Secondo me mia madre è buona solo a predicare e a razzolare malissimo col suo morboso amore verso i figli non ha goduto delle opportunità che la vita poteva offrirle. Io, in confronto a lei ho esperienza sessuale completa, avendo frequentato luoghi e persone che lei neppure immagina, nonostante la sua maturità e la sua bravura, in certi campi è rimasta una bambina, una pura ingenua che posso giocarmi come voglio; il suo amore è così cieco, totalizzante che la si potrebbe spennare come una gallina, non se ne accorgerebbe o si farebbe spennare e rimanere nuda, al freddo per amore delle persone care. Beh e allora? La colpa è sua, della sua cecità, della sua balordaggine. Chi non ne approfitterebbe? La sua vita è stata un vero fallimento. Ed io non farò certo la sua fine: costruirò con Riccardo la mia famiglia e vivrò serena prima col mio primo figlio che chiamerò Dream, cioè sogno, poi con gli altri che verranno e non farò come lei, pur soffrendo fingerò davanti ai miei figli e sorriderò loro sempre.

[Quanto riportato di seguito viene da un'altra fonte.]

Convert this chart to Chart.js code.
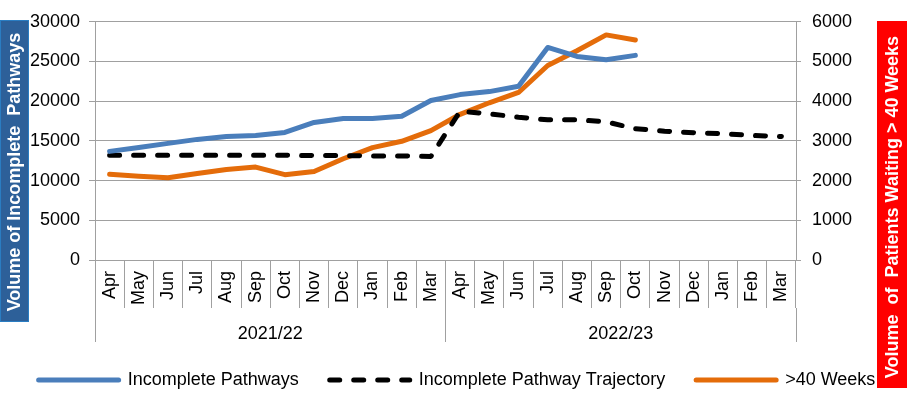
<!DOCTYPE html>
<html>
<head>
<meta charset="utf-8">
<script src="https://cdn.jsdelivr.net/npm/chart.js@4"></script>
<style>
html, body { margin: 0; padding: 0; background: #fff; }
</style>
</head>
<body>
<canvas id="chart" width="914" height="397"></canvas>
<script>
// chart data
const months = ['Apr','May','Jun','Jul','Aug','Sep','Oct','Nov','Dec','Jan','Feb','Mar'];
const years = ['2021/22', '2022/23'];
const monthLabels = months.concat(months);

// left axis
const incompletePathways = [13680, 14180, 14690, 15190, 15560, 15690, 16070, 17320, 17820, 17820, 18100, 20080,
                            20830, 21210, 21880, 26770, 25640, 25230, 25770, null, null, null, null, null];
const trajectory = [13200, 13200, 13200, 13200, 13200, 13200, 13200, 13150, 13150, 13100, 13100, 13050,
                    18740, 18410, 17990, 17660, 17660, 17410, 16530, 16230, 16030, 15900, 15690, 15560];
// right axis
const over40Weeks = [2160, 2110, 2070, 2180, 2280, 2340, 2150, 2230, 2550, 2830, 2990, 3260,
                     3670, 3960, 4220, 4900, 5270, 5670, 5540, null, null, null, null, null];

const GRID = '#A0A0A0';
Chart.defaults.font.family = "'Liberation Sans', Arial, sans-serif";
Chart.defaults.font.size = 18;
Chart.defaults.color = '#000';

// coloured boxes with the axis titles
const sideTitles = {
    id: 'sideTitles',
    afterDraw(chart) {
        const c = chart.ctx;
        c.save();
        c.fillStyle = '#2D6099';
        c.fillRect(0, 20, 29, 302);
        c.strokeStyle = '#2A7DC2';
        c.lineWidth = 1;
        c.strokeRect(0.5, 20.5, 28, 301);
        c.fillStyle = '#FF0000';
        c.fillRect(877, 21, 30, 367);

        c.fillStyle = '#fff';
        c.font = "bold 18px 'Liberation Sans', Arial, sans-serif";
        c.textAlign = 'center';
        c.textBaseline = 'middle';
        c.translate(15, 172);
        c.rotate(-Math.PI / 2);
        c.fillText('Volume of Incomplete  Pathways', 0, 0);
        c.restore();

        c.save();
        c.fillStyle = '#fff';
        c.font = "bold 18px 'Liberation Sans', Arial, sans-serif";
        c.textAlign = 'center';
        c.textBaseline = 'middle';
        c.translate(893, 207);
        c.rotate(-Math.PI / 2);
        c.fillText('Volume  of  Patients Waiting > 40 Weeks', 0, 0);
        c.restore();
    }
};

const chart = new Chart(document.getElementById('chart'), {
    type: 'line',
    data: {
        labels: monthLabels,
        datasets: [
            {
                label: 'Incomplete Pathways',
                data: incompletePathways,
                borderColor: '#4A7EBB',
                backgroundColor: '#4A7EBB',
                borderWidth: 5,
                borderCapStyle: 'round',
                borderJoinStyle: 'round',
                pointRadius: 0,
                tension: 0,
                yAxisID: 'y'
            },
            {
                label: 'Incomplete Pathway Trajectory',
                data: trajectory,
                borderColor: '#000',
                backgroundColor: '#000',
                borderWidth: 5,
                borderDash: [10, 14],
                borderCapStyle: 'round',
                borderJoinStyle: 'round',
                pointRadius: 0,
                tension: 0,
                yAxisID: 'y'
            },
            {
                label: '>40 Weeks',
                data: over40Weeks,
                borderColor: '#E46C0A',
                backgroundColor: '#E46C0A',
                borderWidth: 5,
                borderCapStyle: 'round',
                borderJoinStyle: 'round',
                pointRadius: 0,
                tension: 0,
                yAxisID: 'y1'
            }
        ]
    },
    options: {
        responsive: false,
        animation: false,
        devicePixelRatio: 1,
        layout: { padding: { top: 21 } },
        plugins: {
            tooltip: { enabled: false },
            legend: {
                position: 'bottom',
                maxHeight: 57,
                labels: {
                    usePointStyle: true,
                    pointStyle: 'line',
                    pointStyleWidth: 80,
                    padding: 31,
                    color: '#000',
                    font: { size: 18 },
                    // point style loses the dash, put it back
                    generateLabels(chart) {
                        const items = Chart.defaults.plugins.legend.labels.generateLabels(chart);
                        items.forEach((it) => {
                            it.lineDash = chart.data.datasets[it.datasetIndex].borderDash || [];
                            it.lineCap = 'round';
                        });
                        return items;
                    }
                }
            }
        },
        scales: {
            x: {
                type: 'category',
                offset: true,
                grid: { offset: true, drawOnChartArea: false, tickLength: 48, color: GRID },
                border: { color: GRID },
                ticks: { minRotation: 90, maxRotation: 90, autoSkip: false, padding: -37 },
                afterFit(s) { s.height = 48; }
            },
            x2: {
                type: 'category',
                labels: years,
                position: 'bottom',
                weight: 1,
                offset: true,
                grid: { offset: true, drawOnChartArea: false, tickLength: 34, color: GRID },
                border: { display: false },
                ticks: { padding: -19, maxRotation: 0 },
                afterFit(s) { s.height = 32; }
            },
            y: {
                position: 'left',
                min: 0,
                max: 30000,
                ticks: { stepSize: 5000, padding: 9, callback: v => String(v) },
                grid: { color: GRID, tickLength: 6 },
                border: { color: GRID },
                afterFit(s) { s.width = 95; }
            },
            y1: {
                position: 'right',
                min: 0,
                max: 6000,
                ticks: { stepSize: 1000, padding: 11, callback: v => String(v) },
                grid: { drawOnChartArea: false, color: GRID, tickLength: 5 },
                border: { color: GRID },
                afterFit(s) { s.width = 118; }
            }
        }
    },
    plugins: [sideTitles]
});
</script>
</body>
</html>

Non capirà mai che una perfettina come lei, finirà per morire sola, insoddisfatta, infelice. Io non ne voglio più sapere: il suo amore per me è stato simile alla fiamma dell’Inferno!!! E tu cuore? Zitto, zitto cuore. Voglio che tu taccia e che non mi dica che è lei, sempre lei il vero lato C: una forma di perfezione, di esempio incomparabile, la madre speciale che tanti, anche se per poco, vorrebbero che attraversasse il loro cammino. Io so solo che una madre come lei mi spaventa e non voglio assolutamente assomigliarle. Il suo moto è: “la vita bisogna affrontarla”. Di certo non corrisponde al mio: “la vita è mistero, bisogna scoprirlo e assaporare anche agli aspetti più rischiosi”. Certo non so se il quadro della mia vita sia stato o sarà come un capolavoro leonardesco ma di certo non sarà come una delle tante croste imbrattate su tela di mia madre; per me i suoi quadri sono solo tentativi di sogni appesi alle pareti.

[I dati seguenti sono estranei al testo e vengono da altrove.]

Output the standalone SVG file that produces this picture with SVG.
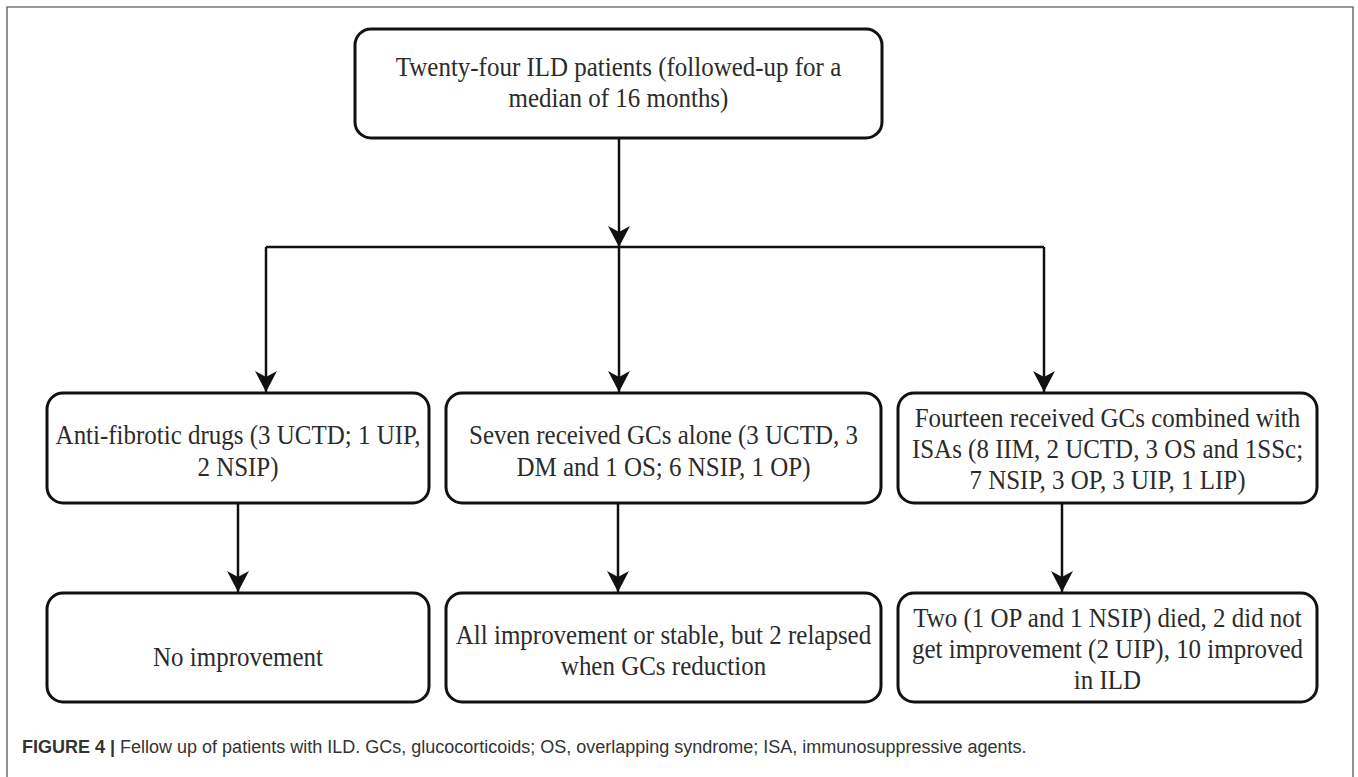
<svg xmlns="http://www.w3.org/2000/svg" width="1358" height="777" viewBox="0 0 1358 777">
<style>
.box{fill:#ffffff;stroke:#111111;stroke-width:3}
.t{font-family:"Liberation Serif","Times New Roman",serif;font-size:27px;fill:#2b2b2b;text-anchor:middle;transform-box:fill-box;transform-origin:center;transform:scaleX(0.925)}
.con{fill:none;stroke:#111111;stroke-width:2.5}
.cap{font-family:"Liberation Sans",Arial,sans-serif;font-size:18px;fill:#333333}
</style>
<defs>
<marker id="ah" viewBox="-21 -12 22 24" markerWidth="22" markerHeight="24" refX="0" refY="0" markerUnits="userSpaceOnUse" orient="auto">
<path d="M0,0 L-21,-11 L-15,0 L-21,11 Z" fill="#111111"/>
</marker>
</defs>
<rect width="1358" height="777" fill="#ffffff"/>
<path d="M7,777 V7 H1353 V777" fill="none" stroke="#777777" stroke-width="1.6"/>
<g id="connectors">
<line class="con" x1="619" y1="139" x2="619" y2="247" marker-end="url(#ah)"/>
<line class="con" x1="266" y1="247" x2="1044" y2="247"/>
<line class="con" x1="266" y1="247" x2="266" y2="392" marker-end="url(#ah)"/>
<line class="con" x1="619" y1="247" x2="619" y2="392" marker-end="url(#ah)"/>
<line class="con" x1="1044" y1="247" x2="1044" y2="392" marker-end="url(#ah)"/>
<line class="con" x1="238" y1="504" x2="238" y2="592" marker-end="url(#ah)"/>
<line class="con" x1="618" y1="504" x2="618" y2="592" marker-end="url(#ah)"/>
<line class="con" x1="1062" y1="504" x2="1062" y2="592" marker-end="url(#ah)"/>
</g>
<g id="n-top">
<rect class="box" x="355" y="29" width="527" height="109" rx="16"/>
<text class="t" x="618.5" y="76">Twenty-four ILD patients (followed-up for a</text>
<text class="t" x="618.5" y="107">median of 16 months)</text>
</g>
<g id="n-antifibrotic">
<rect class="box" x="47" y="393" width="382" height="110" rx="16"/>
<text class="t" x="238" y="444">Anti-fibrotic drugs (3 UCTD; 1 UIP,</text>
<text class="t" x="238" y="476">2 NSIP)</text>
</g>
<g id="n-gcs-alone">
<rect class="box" x="446" y="393" width="435" height="110" rx="16"/>
<text class="t" x="663.5" y="444">Seven received GCs alone (3 UCTD, 3</text>
<text class="t" x="663.5" y="476">DM and 1 OS; 6 NSIP, 1 OP)</text>
</g>
<g id="n-gcs-isa">
<rect class="box" x="898" y="393" width="419" height="110" rx="16"/>
<text class="t" x="1107.5" y="427">Fourteen received GCs combined with</text>
<text class="t" x="1107.5" y="458">ISAs (8 IIM, 2 UCTD, 3 OS and 1SSc;</text>
<text class="t" x="1107.5" y="489">7 NSIP, 3 OP, 3 UIP, 1 LIP)</text>
</g>
<g id="n-no-improvement">
<rect class="box" x="47" y="593" width="382" height="109" rx="16"/>
<text class="t" x="238" y="666">No improvement</text>
</g>
<g id="n-all-improvement">
<rect class="box" x="446" y="593" width="435" height="109" rx="16"/>
<text class="t" x="663.5" y="644">All improvement or stable, but 2 relapsed</text>
<text class="t" x="663.5" y="675">when GCs reduction</text>
</g>
<g id="n-outcome-isa">
<rect class="box" x="898" y="593" width="419" height="109" rx="16"/>
<text class="t" x="1107.5" y="627">Two (1 OP and 1 NSIP) died, 2 did not</text>
<text class="t" x="1107.5" y="658">get improvement (2 UIP), 10 improved</text>
<text class="t" x="1107.5" y="689">in ILD</text>
</g>
<text class="cap" x="22" y="753"><tspan font-weight="bold">FIGURE 4 | </tspan>Fellow up of patients with ILD. GCs, glucocorticoids; OS, overlapping syndrome; ISA, immunosuppressive agents.</text>
</svg>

Mi auguro solo che un giorno i miei figli non abbiano la sfortuna di essere traumatizzati da nessuno, e innanzitutto farò in modo che non arrivino a conoscere chi mi ha dato la vita ed userò ogni strategia per allontanarla da me. Qui tutti cambiano meno lei. E ripeto a voce alta al mio lato A: non ho intenzione di rovinare più il resto della mia vita».